WHAT THIS TASK INVOLVES: Drop the pictures, then extract the listing word for word.
━━━
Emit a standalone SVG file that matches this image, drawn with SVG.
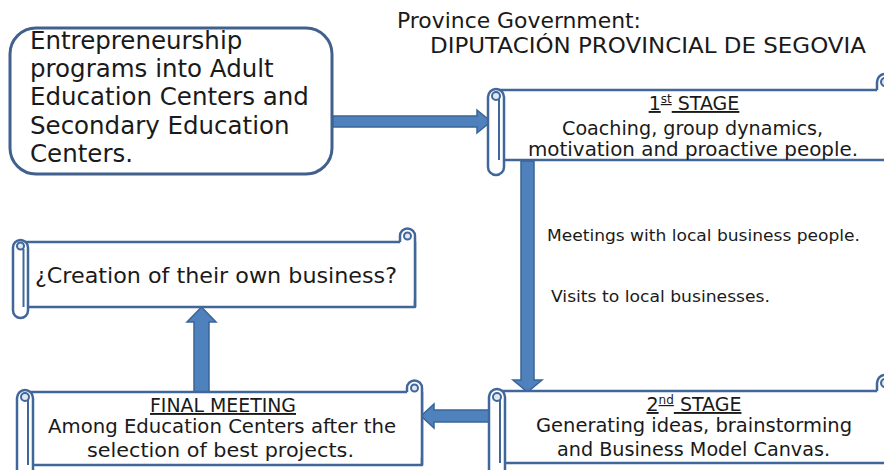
<svg xmlns="http://www.w3.org/2000/svg" width="884" height="470" viewBox="0 0 884 470">
<defs>
<style>
.t{font-family:"DejaVu Sans","Liberation Sans",sans-serif;fill:#1a1a1a}
.sc{fill:#fff;stroke:#41679A;stroke-width:2.5;stroke-linejoin:round}
.cu{fill:#dfe7f2;stroke:#41679A;stroke-width:2}
.ar{fill:#4F81BD;stroke:#3A6496;stroke-width:1.5;stroke-linejoin:miter}
.hd{text-decoration:underline}
</style>
</defs>
<rect width="884" height="470" fill="#fff"/>

<g id="province">
<text class="t" x="397" y="28" font-size="21" textLength="244" lengthAdjust="spacingAndGlyphs">Province Government:</text>
<text class="t" x="430" y="53" font-size="21" textLength="436" lengthAdjust="spacingAndGlyphs">DIPUTACIÓN PROVINCIAL DE SEGOVIA</text>
</g>

<g id="programs">
<rect x="10" y="28" width="322" height="146" rx="26" fill="#fff" stroke="#41618C" stroke-width="3"/>
<text class="t" font-size="24.5" x="30">
<tspan x="30" y="49">Entrepreneurship</tspan>
<tspan x="30" y="77">programs into Adult</tspan>
<tspan x="30" y="105">Education Centers and</tspan>
<tspan x="30" y="134">Secondary Education</tspan>
<tspan x="30" y="162">Centers.</tspan>
</text>
</g>

<g id="connectors">
<path class="ar" d="M333,116 H477 V110 L491,121.5 L477,133 V127 H333 Z"/>
<path class="ar" d="M521,161 V380 H513 L527.5,392 L542,380 H534 V161 Z"/>
<path class="ar" d="M490,410 H434 V404 L421,416 L434,428 V422 H490 Z"/>
<path class="ar" d="M194,392 V322 H187 L201.5,307 L216,322 H209 V392 Z"/>
</g>

<g id="stage1">
<rect class="sc" x="496" y="90" width="420" height="70"/>
<path class="sc" d="M893,160 V82 A8,8 0 0 0 877,82 V90"/>
<circle class="cu" cx="885" cy="82" r="4"/>
<rect class="sc" x="488" y="89" width="16" height="86" rx="8"/>
<path d="M499,97 V160" fill="none" stroke="#41679A" stroke-width="2"/>
<circle class="cu" cx="496" cy="96" r="4"/>
<text class="t hd" x="694" y="110" font-size="19" text-anchor="middle">1<tspan font-size="12" dy="-7">st</tspan><tspan dy="7"> STAGE</tspan></text>
<text class="t" x="562" y="135" font-size="19" textLength="261" lengthAdjust="spacingAndGlyphs">Coaching, group dynamics,</text>
<text class="t" x="528" y="156" font-size="19" textLength="330" lengthAdjust="spacingAndGlyphs">motivation  and proactive people.</text>
</g>

<g id="meetings">
<text class="t" x="547" y="241" font-size="16" textLength="313" lengthAdjust="spacingAndGlyphs">Meetings with local business people.</text>
<text class="t" x="551" y="302" font-size="16" textLength="219" lengthAdjust="spacingAndGlyphs">Visits to local businesses.</text>
</g>

<g id="stage2">
<rect class="sc" x="497" y="391" width="420" height="72"/>
<path class="sc" d="M893,463 V383 A8,8 0 0 0 877,383 V391"/>
<circle class="cu" cx="885" cy="383" r="4"/>
<rect class="sc" x="489" y="389" width="16" height="100" rx="8"/>
<path d="M500,398 V463" fill="none" stroke="#41679A" stroke-width="2"/>
<circle class="cu" cx="497" cy="397" r="4"/>
<text class="t hd" x="694" y="411" font-size="19" text-anchor="middle">2<tspan font-size="12" dy="-7">nd</tspan><tspan dy="7"> STAGE</tspan></text>
<text class="t" x="536" y="432" font-size="19" textLength="316" lengthAdjust="spacingAndGlyphs">Generating ideas, brainstorming</text>
<text class="t" x="557" y="456" font-size="19" textLength="273" lengthAdjust="spacingAndGlyphs">and Business Model Canvas.</text>
</g>

<g id="final-meeting">
<rect class="sc" x="25" y="392" width="397" height="73"/>
<path class="sc" d="M422,465 V388 A7.5,7.5 0 0 0 407,388 V392"/>
<circle class="cu" cx="414.5" cy="388" r="3.5"/>
<rect class="sc" x="17" y="390" width="16" height="100" rx="8"/>
<path d="M28,399 V465" fill="none" stroke="#41679A" stroke-width="2"/>
<circle class="cu" cx="25" cy="397" r="4"/>
<text class="t hd" x="223" y="412" font-size="19" text-anchor="middle" textLength="146" lengthAdjust="spacingAndGlyphs">FINAL MEETING</text>
<text class="t" x="48" y="433" font-size="19" textLength="348" lengthAdjust="spacingAndGlyphs">Among Education Centers after the</text>
<text class="t" x="87" y="457" font-size="19" textLength="267" lengthAdjust="spacingAndGlyphs">selection of best projects.</text>
</g>

<g id="creation">
<rect class="sc" x="21" y="242" width="394" height="65"/>
<path class="sc" d="M415,307 V236 A7.5,7.5 0 0 0 400,236 V242"/>
<circle class="cu" cx="407.5" cy="236" r="3.5"/>
<rect class="sc" x="13" y="240" width="15" height="78" rx="7.5"/>
<path d="M23.5,249 V307" fill="none" stroke="#41679A" stroke-width="2"/>
<circle class="cu" cx="20.5" cy="246" r="3.5"/>
<text class="t" x="35" y="283" font-size="21" textLength="362" lengthAdjust="spacingAndGlyphs">¿Creation of their own business?</text>
</g>
</svg>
━━━
WRITTEN ANSWER:
Emit a standalone SVG file that matches this image, drawn with SVG.
<svg xmlns="http://www.w3.org/2000/svg" width="884" height="470" viewBox="0 0 884 470">
<defs>
<style>
.t{font-family:"DejaVu Sans","Liberation Sans",sans-serif;fill:#1a1a1a}
.sc{fill:#fff;stroke:#41679A;stroke-width:2.5;stroke-linejoin:round}
.cu{fill:#dfe7f2;stroke:#41679A;stroke-width:2}
.ar{fill:#4F81BD;stroke:#3A6496;stroke-width:1.5;stroke-linejoin:miter}
.hd{text-decoration:underline}
</style>
</defs>
<rect width="884" height="470" fill="#fff"/>

<g id="province">
<text class="t" x="397" y="28" font-size="21" textLength="244" lengthAdjust="spacingAndGlyphs">Province Government:</text>
<text class="t" x="430" y="53" font-size="21" textLength="436" lengthAdjust="spacingAndGlyphs">DIPUTACIÓN PROVINCIAL DE SEGOVIA</text>
</g>

<g id="programs">
<rect x="10" y="28" width="322" height="146" rx="26" fill="#fff" stroke="#41618C" stroke-width="3"/>
<text class="t" font-size="24.5" x="30">
<tspan x="30" y="49">Entrepreneurship</tspan>
<tspan x="30" y="77">programs into Adult</tspan>
<tspan x="30" y="105">Education Centers and</tspan>
<tspan x="30" y="134">Secondary Education</tspan>
<tspan x="30" y="162">Centers.</tspan>
</text>
</g>

<g id="connectors">
<path class="ar" d="M333,116 H477 V110 L491,121.5 L477,133 V127 H333 Z"/>
<path class="ar" d="M521,161 V380 H513 L527.5,392 L542,380 H534 V161 Z"/>
<path class="ar" d="M490,410 H434 V404 L421,416 L434,428 V422 H490 Z"/>
<path class="ar" d="M194,392 V322 H187 L201.5,307 L216,322 H209 V392 Z"/>
</g>

<g id="stage1">
<rect class="sc" x="496" y="90" width="420" height="70"/>
<path class="sc" d="M893,160 V82 A8,8 0 0 0 877,82 V90"/>
<circle class="cu" cx="885" cy="82" r="4"/>
<rect class="sc" x="488" y="89" width="16" height="86" rx="8"/>
<path d="M499,97 V160" fill="none" stroke="#41679A" stroke-width="2"/>
<circle class="cu" cx="496" cy="96" r="4"/>
<text class="t hd" x="694" y="110" font-size="19" text-anchor="middle">1<tspan font-size="12" dy="-7">st</tspan><tspan dy="7"> STAGE</tspan></text>
<text class="t" x="562" y="135" font-size="19" textLength="261" lengthAdjust="spacingAndGlyphs">Coaching, group dynamics,</text>
<text class="t" x="528" y="156" font-size="19" textLength="330" lengthAdjust="spacingAndGlyphs">motivation  and proactive people.</text>
</g>

<g id="meetings">
<text class="t" x="547" y="241" font-size="16" textLength="313" lengthAdjust="spacingAndGlyphs">Meetings with local business people.</text>
<text class="t" x="551" y="302" font-size="16" textLength="219" lengthAdjust="spacingAndGlyphs">Visits to local businesses.</text>
</g>

<g id="stage2">
<rect class="sc" x="497" y="391" width="420" height="72"/>
<path class="sc" d="M893,463 V383 A8,8 0 0 0 877,383 V391"/>
<circle class="cu" cx="885" cy="383" r="4"/>
<rect class="sc" x="489" y="389" width="16" height="100" rx="8"/>
<path d="M500,398 V463" fill="none" stroke="#41679A" stroke-width="2"/>
<circle class="cu" cx="497" cy="397" r="4"/>
<text class="t hd" x="694" y="411" font-size="19" text-anchor="middle">2<tspan font-size="12" dy="-7">nd</tspan><tspan dy="7"> STAGE</tspan></text>
<text class="t" x="536" y="432" font-size="19" textLength="316" lengthAdjust="spacingAndGlyphs">Generating ideas, brainstorming</text>
<text class="t" x="557" y="456" font-size="19" textLength="273" lengthAdjust="spacingAndGlyphs">and Business Model Canvas.</text>
</g>

<g id="final-meeting">
<rect class="sc" x="25" y="392" width="397" height="73"/>
<path class="sc" d="M422,465 V388 A7.5,7.5 0 0 0 407,388 V392"/>
<circle class="cu" cx="414.5" cy="388" r="3.5"/>
<rect class="sc" x="17" y="390" width="16" height="100" rx="8"/>
<path d="M28,399 V465" fill="none" stroke="#41679A" stroke-width="2"/>
<circle class="cu" cx="25" cy="397" r="4"/>
<text class="t hd" x="223" y="412" font-size="19" text-anchor="middle" textLength="146" lengthAdjust="spacingAndGlyphs">FINAL MEETING</text>
<text class="t" x="48" y="433" font-size="19" textLength="348" lengthAdjust="spacingAndGlyphs">Among Education Centers after the</text>
<text class="t" x="87" y="457" font-size="19" textLength="267" lengthAdjust="spacingAndGlyphs">selection of best projects.</text>
</g>

<g id="creation">
<rect class="sc" x="21" y="242" width="394" height="65"/>
<path class="sc" d="M415,307 V236 A7.5,7.5 0 0 0 400,236 V242"/>
<circle class="cu" cx="407.5" cy="236" r="3.5"/>
<rect class="sc" x="13" y="240" width="15" height="78" rx="7.5"/>
<path d="M23.5,249 V307" fill="none" stroke="#41679A" stroke-width="2"/>
<circle class="cu" cx="20.5" cy="246" r="3.5"/>
<text class="t" x="35" y="283" font-size="21" textLength="362" lengthAdjust="spacingAndGlyphs">¿Creation of their own business?</text>
</g>
</svg>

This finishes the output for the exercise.